5. Responsibilities and duties – nominations related matters

  • To develop and use a skills matrix to help ensure the correct mix of skills is achieved when considering appropriate appointments for the Board so as to achieve the most appropriate balance of skills, qualifications, experience and background to effectively govern the Company;
  • Establishing and implementing a programme to regularly assess the performance of individual Directors, Board committees and the Board as a whole.

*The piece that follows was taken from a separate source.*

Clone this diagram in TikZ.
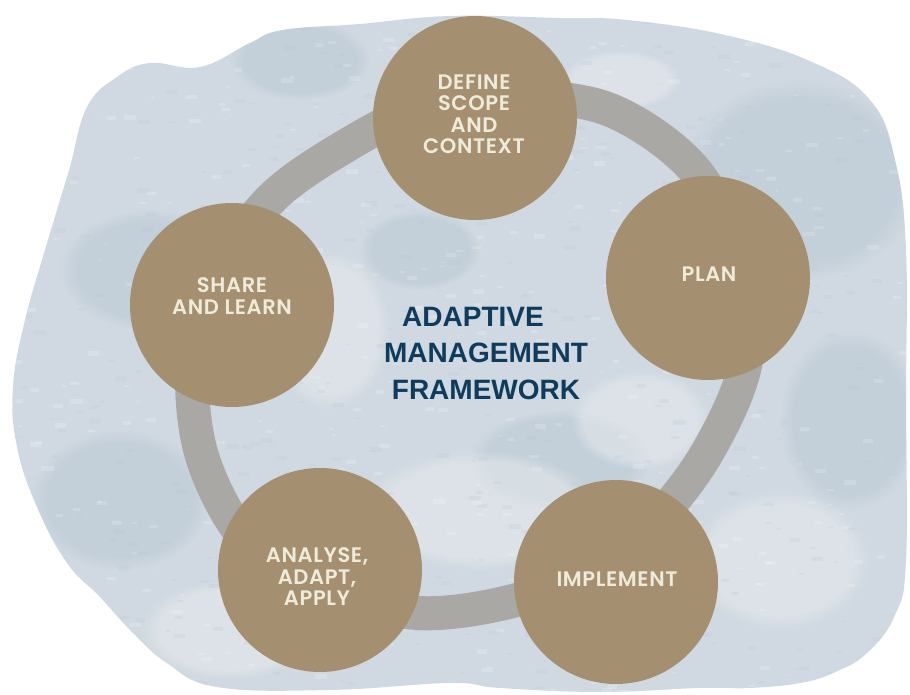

The assessment of Board performance will take into account such factors as it deems appropriate;
  • Recommending to the Board individuals for nominations as members of the Board and its committees, including in relation to any shareholder nominations;
  • Assessing director independence;
  • Ensuring a letter of engagement is in place for new Directors;
  • Overseeing a new Director’s induction programme;
  • Overseeing the continuous education of existing Directors; and
  • Recommending to the Board the removal of any Director, subject to the provisions contained in the Constitution.

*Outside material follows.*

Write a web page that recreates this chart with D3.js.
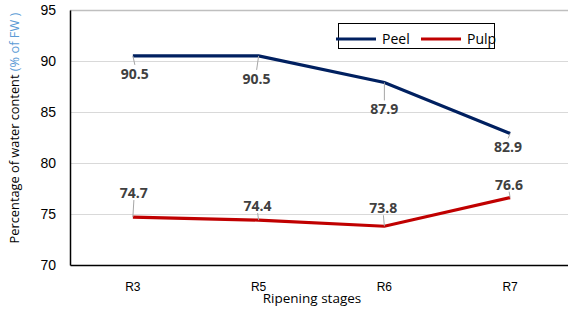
<!DOCTYPE html>
<html>
<head>
<meta charset="utf-8">
<script src="https://cdn.jsdelivr.net/npm/d3@7"></script>
<style>
  body { margin: 0; background: #fff; }
  svg { display: block; font-family: "Open Sans", "Liberation Sans", sans-serif; }
</style>
</head>
<body>
<div id="chart"></div>
<script>
// data
const stages = ['R3', 'R5', 'R6', 'R7'];
const peel = [90.5, 90.5, 87.9, 82.9];
const pulp = [74.7, 74.4, 73.8, 76.6];
const yTicks = [70, 75, 80, 85, 90, 95];

// label placement (px offset from point)
const peelLabelShift = [[2, 18], [-2, 23], [0, 27], [-2, 14]];
const pulpLabelShift = [[1, -24], [-1, -14], [-1, -18], [-1, -13]];

const width = 568, height = 310;
const margin = { top: 10, right: -5, bottom: 45, left: 70 };

const svg = d3.select('#chart').append('svg')
    .attr('width', width)
    .attr('height', height);

const x = d3.scaleBand()
    .domain(stages)
    .range([margin.left, width - margin.right]);

const y = d3.scaleLinear()
    .domain([70, 95])
    .range([height - margin.bottom, margin.top]);

// gridlines
svg.append('g')
    .selectAll('line')
    .data(yTicks.slice(1))
    .join('line')
    .attr('x1', margin.left)
    .attr('x2', width)
    .attr('y1', d => Math.round(y(d)) + 0.5)
    .attr('y2', d => Math.round(y(d)) + 0.5)
    .attr('stroke', d => d === 95 ? '#bfbfbf' : '#d9d9d9')
    .attr('stroke-width', d => d === 95 ? 1.5 : 1);

// axes
const yAxis = svg.append('g')
    .attr('transform', `translate(${margin.left},0)`)
    .call(d3.axisLeft(y).tickValues(yTicks).tickSize(0).tickPadding(14));
yAxis.select('.domain').attr('stroke', '#000').attr('stroke-width', 1.5);
yAxis.selectAll('text').attr('font-size', 14).attr('fill', '#000');

const xAxis = svg.append('g')
    .attr('transform', `translate(0,${y(70)})`)
    .call(d3.axisBottom(x).tickSize(0).tickPadding(17));
xAxis.select('.domain').attr('stroke', '#000').attr('stroke-width', 1.5);
xAxis.selectAll('text').attr('font-size', 12).attr('fill', '#000');

// axis titles
svg.append('text')
    .attr('x', 312)
    .attr('y', 303)
    .attr('text-anchor', 'middle')
    .attr('font-size', 13.5)
    .attr('fill', '#000')
    .text('Ripening stages');

const yTitle = svg.append('text')
    .attr('transform', `translate(19,${128}) rotate(-90)`)
    .attr('text-anchor', 'middle')
    .attr('font-size', 12.8)
    .attr('fill', '#000');
yTitle.append('tspan').text('Percentage of water content ');
yTitle.append('tspan').attr('fill', '#5b9bd5').text('(% of FW )');

// lines
const line = d3.line()
    .x((d, i) => x(stages[i]) + x.bandwidth() / 2)
    .y(d => y(d));

const series = [
    { name: 'Peel', values: peel, color: '#002060', shift: peelLabelShift },
    { name: 'Pulp', values: pulp, color: '#c00000', shift: pulpLabelShift }
];

series.forEach(s => {
    svg.append('path')
        .datum(s.values)
        .attr('d', line)
        .attr('fill', 'none')
        .attr('stroke', s.color)
        .attr('stroke-width', 3.2);

    const lbl = svg.append('g')
        .selectAll('g')
        .data(s.values)
        .join('g');

    // leader lines
    lbl.append('line')
        .attr('x1', (d, i) => x(stages[i]) + x.bandwidth() / 2)
        .attr('y1', d => y(d))
        .attr('x2', (d, i) => x(stages[i]) + x.bandwidth() / 2 + s.shift[i][0])
        .attr('y2', (d, i) => y(d) + s.shift[i][1] + (s.shift[i][1] > 0 ? -9 : 7))
        .attr('stroke', '#a6a6a6')
        .attr('stroke-width', 1);

    lbl.append('text')
        .attr('x', (d, i) => x(stages[i]) + x.bandwidth() / 2 + s.shift[i][0])
        .attr('y', (d, i) => y(d) + s.shift[i][1])
        .attr('dy', '0.35em')
        .attr('text-anchor', 'middle')
        .attr('font-size', 14)
        .attr('font-weight', 'bold')
        .attr('fill', '#404040')
        .text(d => d3.format('.1f')(d));
});

// legend
const legend = svg.append('g');
legend.append('rect')
    .attr('x', 338.5)
    .attr('y', 23.5)
    .attr('width', 156)
    .attr('height', 25)
    .attr('fill', '#fff')
    .attr('stroke', '#000')
    .attr('stroke-width', 1);

const legendX = [336, 421];
series.forEach((s, i) => {
    legend.append('line')
        .attr('x1', legendX[i])
        .attr('x2', legendX[i] + 40)
        .attr('y1', 39)
        .attr('y2', 39)
        .attr('stroke', s.color)
        .attr('stroke-width', 3.2);
    legend.append('text')
        .attr('x', legendX[i] + 46)
        .attr('y', 39)
        .attr('dy', '0.35em')
        .attr('font-size', 14)
        .attr('fill', '#000')
        .text(s.name);
});
</script>
</body>
</html>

6. Procedure for director nominations

The following procedure will be adopted in respect of director nominations:

  • proper checks will be conducted as to qualifications, credentials, experience, education, criminal record and bankruptcy history;
  • key information about an individual will be provided to shareholders to assist their decision as to whether or not to elect or re-elect the candidate, including biographical details, relevant skills and experience, and any other material directorships that they hold;
  • where the candidate is standing for the first time, any material adverse information revealed by the checks about the candidate will be provided to shareholders.

7. Power and Authority

The Committee may exercise the following delegated authorities on behalf of the Board:

  • Authorise any annual payment of short-term incentives in accordance with authorities established by the Board;
  • Approve all employment agreements, remuneration policies, remuneration structures, remuneration changes and incentive payments of the Chief Executive’s direct reports;
  • Approve any matter affecting the employment of the Chief Executive’s direct reports required as part of the standard approval policy.
  • Respond to any request for advice or approve any recommendation of the Chief Executive pertaining to human resources or remuneration matters applying to the general staff.

The Committee may delegate any of its responsibilities to the Chair of the Committee from time to time and on such conditions as the Committee considers appropriate.  The Committee is authorised by the Board to investigate any activity covered by its roles.
The Committee members may communicate with any Company employee to seek any information they require in order for the Committee to carry out its role.  The Committee and each member of the Committee shall have the authority of the Board to:

  • Retain, terminate and consult with outside or other independent external advisers (including legal and remuneration consultants) at the Company’s expense;
  • Secure the attendance at meetings of outside parties with relevant experience where the Committee or a Committee member deems it necessary to carry out the functions of the Committee.

8. Reliance

Committee members are entitled to rely on Company executives on matters within their responsibility and on external professionals on matters within their area of expertise and may assume the accuracy of information provided by such persons, so long as the Committee member is not aware of any reasonable grounds upon which such reliance or assumption may be inappropriate.